*PROMPT*
Retype only the lines from the one containing "Write the seaborn" through the one containing "ax.spines[side].set_linewidth(2.0)", both included, word for word. Pictures stay out of the copy.

*DATASET EXCERPTS*

====================

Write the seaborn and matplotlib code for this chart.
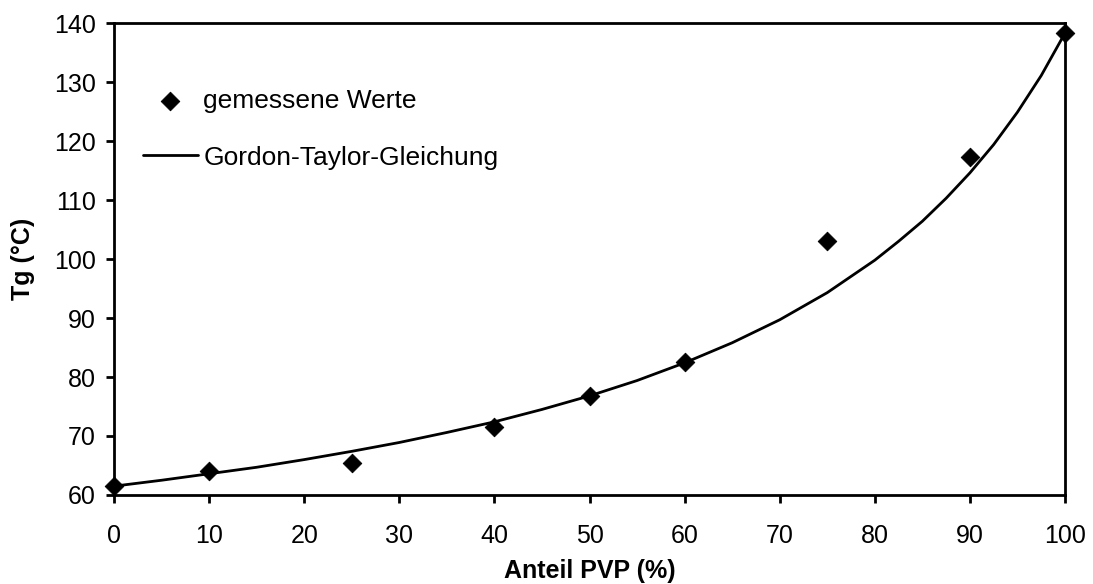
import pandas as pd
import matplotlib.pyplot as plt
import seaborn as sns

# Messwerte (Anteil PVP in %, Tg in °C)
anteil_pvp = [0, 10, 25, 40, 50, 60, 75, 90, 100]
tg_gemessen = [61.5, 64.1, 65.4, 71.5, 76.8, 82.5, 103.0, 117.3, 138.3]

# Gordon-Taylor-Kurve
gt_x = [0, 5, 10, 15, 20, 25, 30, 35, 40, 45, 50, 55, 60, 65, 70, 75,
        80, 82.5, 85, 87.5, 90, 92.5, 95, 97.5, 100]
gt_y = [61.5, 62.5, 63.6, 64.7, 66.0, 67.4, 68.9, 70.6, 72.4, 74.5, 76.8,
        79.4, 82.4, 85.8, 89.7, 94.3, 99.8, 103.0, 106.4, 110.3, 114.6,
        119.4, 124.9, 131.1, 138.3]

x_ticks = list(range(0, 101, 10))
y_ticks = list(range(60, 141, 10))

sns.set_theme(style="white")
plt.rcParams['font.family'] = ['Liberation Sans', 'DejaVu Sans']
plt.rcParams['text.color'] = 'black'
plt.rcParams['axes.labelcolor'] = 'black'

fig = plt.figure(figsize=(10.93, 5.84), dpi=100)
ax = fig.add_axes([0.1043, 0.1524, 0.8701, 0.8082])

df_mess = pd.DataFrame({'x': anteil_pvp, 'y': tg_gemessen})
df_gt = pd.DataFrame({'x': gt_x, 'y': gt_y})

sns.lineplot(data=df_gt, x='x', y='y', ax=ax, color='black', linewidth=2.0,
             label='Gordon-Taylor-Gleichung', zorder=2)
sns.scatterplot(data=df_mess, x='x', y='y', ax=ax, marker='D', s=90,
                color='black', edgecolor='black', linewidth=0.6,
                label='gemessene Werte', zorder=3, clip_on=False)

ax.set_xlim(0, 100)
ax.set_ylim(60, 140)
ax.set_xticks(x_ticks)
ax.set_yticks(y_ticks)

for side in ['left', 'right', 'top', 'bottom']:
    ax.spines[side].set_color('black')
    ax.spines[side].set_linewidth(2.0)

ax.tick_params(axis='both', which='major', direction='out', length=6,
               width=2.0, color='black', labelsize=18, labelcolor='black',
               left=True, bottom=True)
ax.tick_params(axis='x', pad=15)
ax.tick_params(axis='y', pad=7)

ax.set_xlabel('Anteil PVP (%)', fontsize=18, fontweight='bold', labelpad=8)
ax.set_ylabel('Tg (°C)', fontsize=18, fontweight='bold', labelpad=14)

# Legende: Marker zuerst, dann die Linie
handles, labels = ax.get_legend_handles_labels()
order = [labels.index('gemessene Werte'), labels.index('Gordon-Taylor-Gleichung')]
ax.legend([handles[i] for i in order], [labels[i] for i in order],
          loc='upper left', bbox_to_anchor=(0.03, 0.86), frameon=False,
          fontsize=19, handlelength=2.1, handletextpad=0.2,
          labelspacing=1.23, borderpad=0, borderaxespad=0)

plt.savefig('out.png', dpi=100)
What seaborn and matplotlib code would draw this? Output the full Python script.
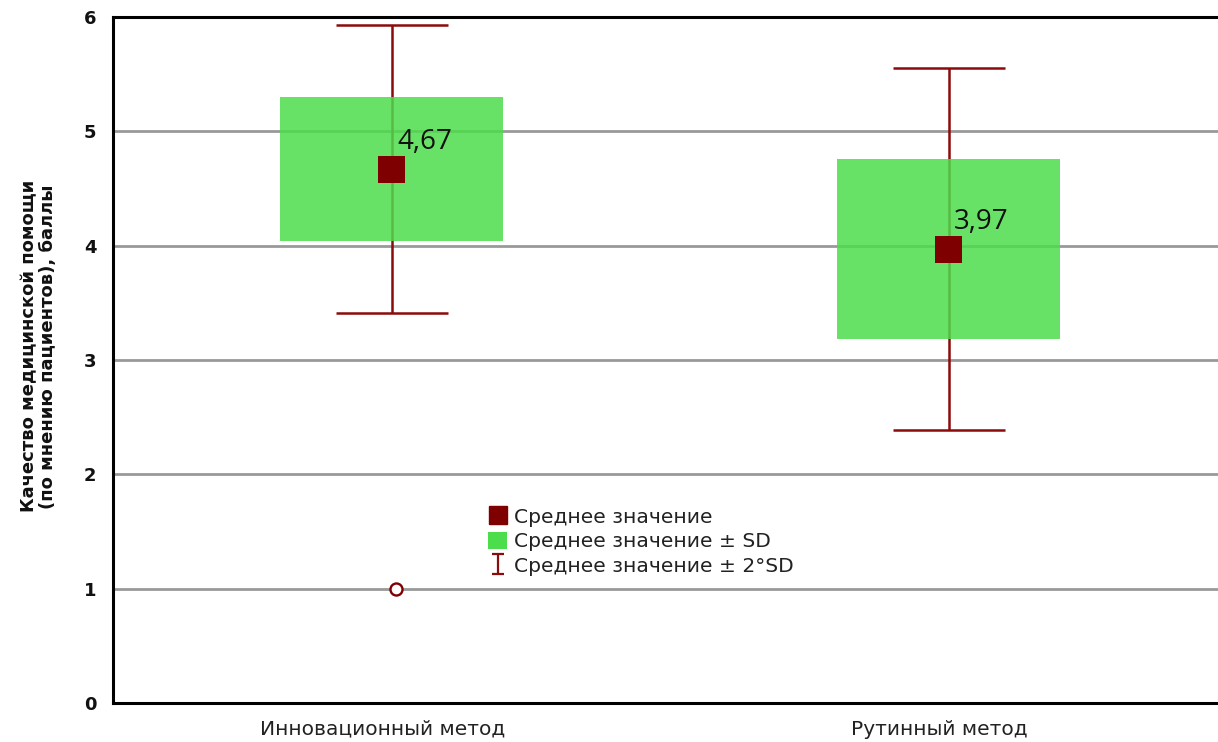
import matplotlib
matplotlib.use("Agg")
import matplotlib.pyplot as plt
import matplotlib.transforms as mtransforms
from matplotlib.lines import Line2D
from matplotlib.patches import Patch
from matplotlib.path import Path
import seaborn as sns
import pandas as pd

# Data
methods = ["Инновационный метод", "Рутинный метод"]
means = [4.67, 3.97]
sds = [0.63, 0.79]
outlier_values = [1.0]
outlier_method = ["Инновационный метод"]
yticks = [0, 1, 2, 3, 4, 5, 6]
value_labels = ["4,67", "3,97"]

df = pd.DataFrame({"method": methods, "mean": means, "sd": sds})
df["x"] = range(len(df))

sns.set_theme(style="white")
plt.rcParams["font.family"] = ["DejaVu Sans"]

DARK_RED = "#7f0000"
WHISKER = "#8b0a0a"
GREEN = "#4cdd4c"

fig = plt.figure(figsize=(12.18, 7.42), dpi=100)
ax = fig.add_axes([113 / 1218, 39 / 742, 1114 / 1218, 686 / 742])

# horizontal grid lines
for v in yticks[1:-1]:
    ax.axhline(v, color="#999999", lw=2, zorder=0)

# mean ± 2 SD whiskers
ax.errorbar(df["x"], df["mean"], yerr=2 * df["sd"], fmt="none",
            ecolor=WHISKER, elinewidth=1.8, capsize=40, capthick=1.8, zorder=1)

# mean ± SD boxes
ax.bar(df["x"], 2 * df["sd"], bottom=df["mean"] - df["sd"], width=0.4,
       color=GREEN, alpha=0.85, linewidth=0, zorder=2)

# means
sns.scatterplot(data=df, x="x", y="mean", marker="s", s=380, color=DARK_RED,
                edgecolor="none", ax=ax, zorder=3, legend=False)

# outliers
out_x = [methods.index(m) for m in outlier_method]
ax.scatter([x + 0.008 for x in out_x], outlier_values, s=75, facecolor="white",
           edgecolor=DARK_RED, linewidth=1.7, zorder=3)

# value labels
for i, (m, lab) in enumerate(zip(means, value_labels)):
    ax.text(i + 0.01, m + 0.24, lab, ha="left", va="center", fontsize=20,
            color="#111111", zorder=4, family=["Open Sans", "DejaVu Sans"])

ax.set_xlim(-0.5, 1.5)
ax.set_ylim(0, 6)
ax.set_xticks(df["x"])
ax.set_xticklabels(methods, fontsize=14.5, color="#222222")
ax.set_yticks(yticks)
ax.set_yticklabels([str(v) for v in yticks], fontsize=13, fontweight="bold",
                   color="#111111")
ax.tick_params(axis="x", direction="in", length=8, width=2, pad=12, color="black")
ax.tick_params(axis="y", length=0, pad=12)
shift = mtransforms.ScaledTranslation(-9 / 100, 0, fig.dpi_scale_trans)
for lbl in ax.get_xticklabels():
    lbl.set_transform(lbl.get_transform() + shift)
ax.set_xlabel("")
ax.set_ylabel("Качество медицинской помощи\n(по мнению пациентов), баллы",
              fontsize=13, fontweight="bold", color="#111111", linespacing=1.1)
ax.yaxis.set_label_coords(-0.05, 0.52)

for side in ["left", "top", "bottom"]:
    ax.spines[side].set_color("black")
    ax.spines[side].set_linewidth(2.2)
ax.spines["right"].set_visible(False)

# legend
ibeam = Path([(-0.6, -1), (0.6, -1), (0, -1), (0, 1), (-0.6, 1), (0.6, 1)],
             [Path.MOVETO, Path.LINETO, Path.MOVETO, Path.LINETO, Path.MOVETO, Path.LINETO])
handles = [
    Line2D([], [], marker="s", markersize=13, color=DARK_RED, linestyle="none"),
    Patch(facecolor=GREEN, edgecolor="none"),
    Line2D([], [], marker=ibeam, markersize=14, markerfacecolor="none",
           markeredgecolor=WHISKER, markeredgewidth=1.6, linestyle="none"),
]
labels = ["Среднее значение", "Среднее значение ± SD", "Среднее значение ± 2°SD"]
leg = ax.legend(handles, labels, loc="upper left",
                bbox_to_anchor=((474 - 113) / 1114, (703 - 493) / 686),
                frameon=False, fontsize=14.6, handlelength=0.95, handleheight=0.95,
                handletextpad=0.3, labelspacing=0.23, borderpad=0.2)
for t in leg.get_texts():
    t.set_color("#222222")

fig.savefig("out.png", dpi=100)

====================

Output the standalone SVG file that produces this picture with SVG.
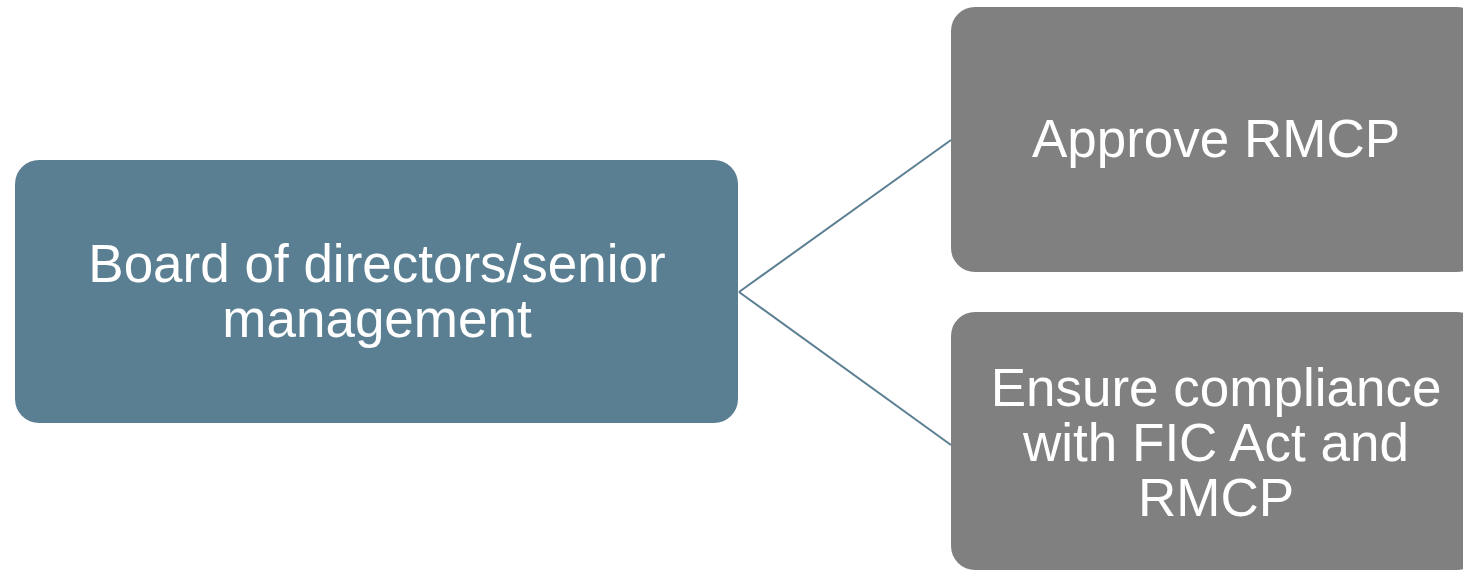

====================

*SOLUTION TO THIS EXERCISE*
Write the seaborn and matplotlib code for this chart.
import pandas as pd
import matplotlib.pyplot as plt
import seaborn as sns

# Messwerte (Anteil PVP in %, Tg in °C)
anteil_pvp = [0, 10, 25, 40, 50, 60, 75, 90, 100]
tg_gemessen = [61.5, 64.1, 65.4, 71.5, 76.8, 82.5, 103.0, 117.3, 138.3]

# Gordon-Taylor-Kurve
gt_x = [0, 5, 10, 15, 20, 25, 30, 35, 40, 45, 50, 55, 60, 65, 70, 75,
        80, 82.5, 85, 87.5, 90, 92.5, 95, 97.5, 100]
gt_y = [61.5, 62.5, 63.6, 64.7, 66.0, 67.4, 68.9, 70.6, 72.4, 74.5, 76.8,
        79.4, 82.4, 85.8, 89.7, 94.3, 99.8, 103.0, 106.4, 110.3, 114.6,
        119.4, 124.9, 131.1, 138.3]

x_ticks = list(range(0, 101, 10))
y_ticks = list(range(60, 141, 10))

sns.set_theme(style="white")
plt.rcParams['font.family'] = ['Liberation Sans', 'DejaVu Sans']
plt.rcParams['text.color'] = 'black'
plt.rcParams['axes.labelcolor'] = 'black'

fig = plt.figure(figsize=(10.93, 5.84), dpi=100)
ax = fig.add_axes([0.1043, 0.1524, 0.8701, 0.8082])

df_mess = pd.DataFrame({'x': anteil_pvp, 'y': tg_gemessen})
df_gt = pd.DataFrame({'x': gt_x, 'y': gt_y})

sns.lineplot(data=df_gt, x='x', y='y', ax=ax, color='black', linewidth=2.0,
             label='Gordon-Taylor-Gleichung', zorder=2)
sns.scatterplot(data=df_mess, x='x', y='y', ax=ax, marker='D', s=90,
                color='black', edgecolor='black', linewidth=0.6,
                label='gemessene Werte', zorder=3, clip_on=False)

ax.set_xlim(0, 100)
ax.set_ylim(60, 140)
ax.set_xticks(x_ticks)
ax.set_yticks(y_ticks)

for side in ['left', 'right', 'top', 'bottom']:
    ax.spines[side].set_color('black')
    ax.spines[side].set_linewidth(2.0)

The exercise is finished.